Однако перспектива остаться под моросящим дождем в лесу без палатки и спального мешка меня совершенно не устраивала. Достал из рюкзака основной и запасной фонари и в наступивших сумерках начал спуск по гребню.
И вот тут-то я ступил в этот мертвый островок леса. Когда-то мохнатые, живые и источавшие бодрящий аромат смолы сосновые лапы казались скрюченными и иссохшими пальцами Бабы-Яги или еще какого-нибудь сказочного персонажа. Иные сосны лежали вповалку на густой траве, в которой кое-где сверкали зеленые огоньки светлячков. Тишина. Только жухлая прошлогодняя листва от шиповника и барбариса глухо откликалась на падающие на них, но невидимые уже в темноте дождливые капли.
Ты тут совершенно один… Не страх и не ужас овладевают твоим сознанием. А совершенно иное и не поддающееся объяснению чувство, которое, наверное, было обычным ощущением для твоих пещерных предков, наблюдавших, но не понимавших законов природы.
Наконец я сообразил, что с собой у меня есть фотокамера. Вы видите, что у меня получилось. Мертвый лес. Отчего он погиб? Не знаю. Следов пала тоже тут видно не было: ни обугленных стволов, ни пепелища.

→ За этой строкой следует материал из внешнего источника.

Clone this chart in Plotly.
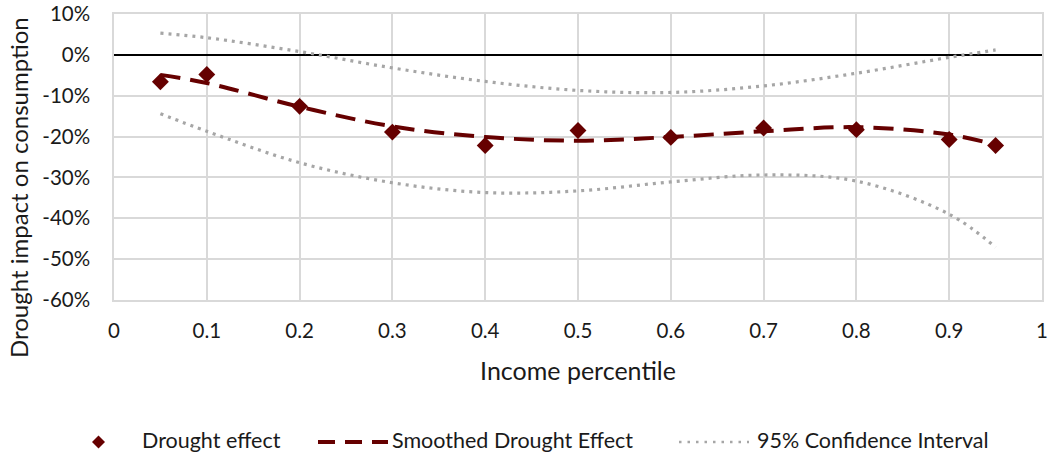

Разве что когда-то тут случился бурелом. В местности Атабала тоже годом раньше я наблюдал подобное. Иногда мощные порывы ветра способны повалить целые участки лесного массива, особенно на гребне горы, где его напор удваивается.
Как бы там ни было, сделав несколько кадров, я начал утомительный спуск по ночному лесу, унося с собой что-то мистическое, подсознательное. Человек так устроен: цветущая и клокочущая живыми соками природа одухотворяет, заряжает его энергией и оптимизмом, а умерщвленная плоть, даже растительная, обволакивает его сознание пониманием сущности всего живого: в любом рождении скрывается смерть.
До своей сакли я добрался, когда часы начали отсчет новых суток: 0 часов 45 минут. Засыпая, даже не раздевшись, сквозь завесу мертвого леса я уже видел завтрашнее утро: прохладное и бодрящее, солнечное и полное жизни.
… Ну и натворил же ты, Творец, чудес на этом свете!